The privilege of Paschal I (817-824), issued in 819 for the Church of Ravenna, the most ancient and most solemn among papal documents. It is written on papyrus in the typical “Roman curial” script


ASV, A.A., Arm. I-XVIII 3747
Instrument of possession of the Castle of Miranda (5 April 1287)


ASV, Arch. Nunz. Berlino 92, fasc. 4, f. 53r
Minute of the Nuncio to Berlin then Mons Eugenio Pacelli to the Secretary of State Cardinal Gasparri


Lux in arcana - The Vatican Secret Archives is the exhibition in Rome celebrating the 400th year of the foundation of the Vatican`s Secret Archives by Pope Paul V

The website is a fascinating preview of the highlights of the exhibition

On 31st January 1612 Pope Paul V appointed Baldassarre Ansidei (1612-1614)  former custodian of the Vatican Apostolic Library, custodian of the new archives. The official history of the Archivio Segreto Vaticano dates back to this day, and today the Archives are still a sort of department of the Papal Library. 

The documents stored go back far before 1612

It was Pope Leo XIII who opened the archives to scholars and developed the archives. He founded «La Scuola speciale di Paleografia e di Storia Comparata" as part of the Archives


So is it simply a history geek`s dream come true ? More for scholars interested in dry dust documents rather than everyday life and true religious life ?
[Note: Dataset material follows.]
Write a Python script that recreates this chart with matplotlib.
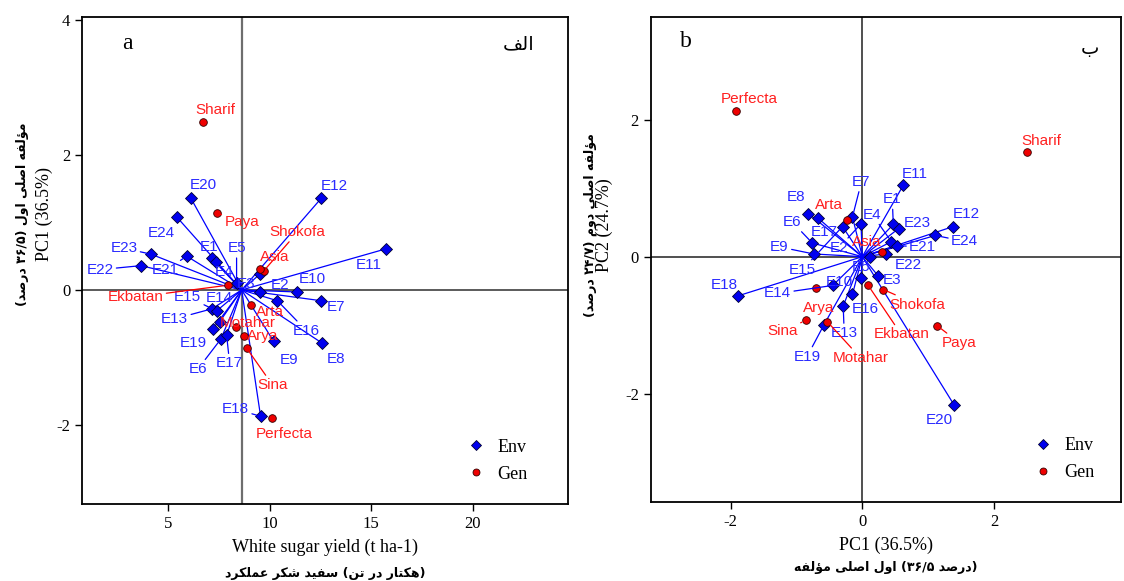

Pope Paul VI answered this question in a speech on 26th September 1963 to the archivists while the Second Vatican Council was in progress: In those days of modernism and destruction of the old, an archivist`s job may not have seemed in the vanguard of Reform towards a reformed and revitalised Church. 

Pope Paul VI on the contrary stressed the importance and  necessity of the vocation of the ecclesiastical archivist
"Egli è convinto che la coltura storica sia necessaria, parta dal genio, dall’indole, dalla necessità, dalla stessa vita cattolica, la quale possiede una tradizione, è coerente, e svolge nei secoli un disegno, e, ben si può dire, un mistero.  
È il Cristo che opera nel tempo e che scrive, proprio Lui, la sua storia, sì che i nostri brani di carta sono echi e vestigia di questo passaggio del Signore Gesù nel mondo. 
Ed ecco che, allora, l’avere il culto di queste carte, dei documenti, degli archivi, vuol dire, di riflesso, avere il culto di Cristo, avere il senso della Chiesa, dare a noi stessi, dare a chi verrà la storia del passaggio di questa fase di «transitus Domini» nel mondo. "

 Perhaps Pope Benedict XVI in a different way expressed the same thoughts as Pope Paul VI when he wrote:
"“It is part of the mystery of God that he acts so gently, that he only gradually builds up his history within the great history of mankind; that he becomes man and so can be overlooked by his contemporaries and by the decisive forces within history; that he suffers and dies and that, having risen again, he chooses to come to mankind only through the faith of the disciples to whom he reveals himself; that he continues to knock gently at the doors of our hearts and slowly opens our eyes if we open our doors to him” (Jesus of Nazareth II, 2011, p. 276).

Or as he said of Pope John Paul II`s view of the Church and its history:
"The entire Church, as beloved Pope John Paul II used to say, is one great movement animated by the Holy Spirit, a river that travels through history to irrigate it with God's grace and make it full of life, goodness, beauty, justice and peace."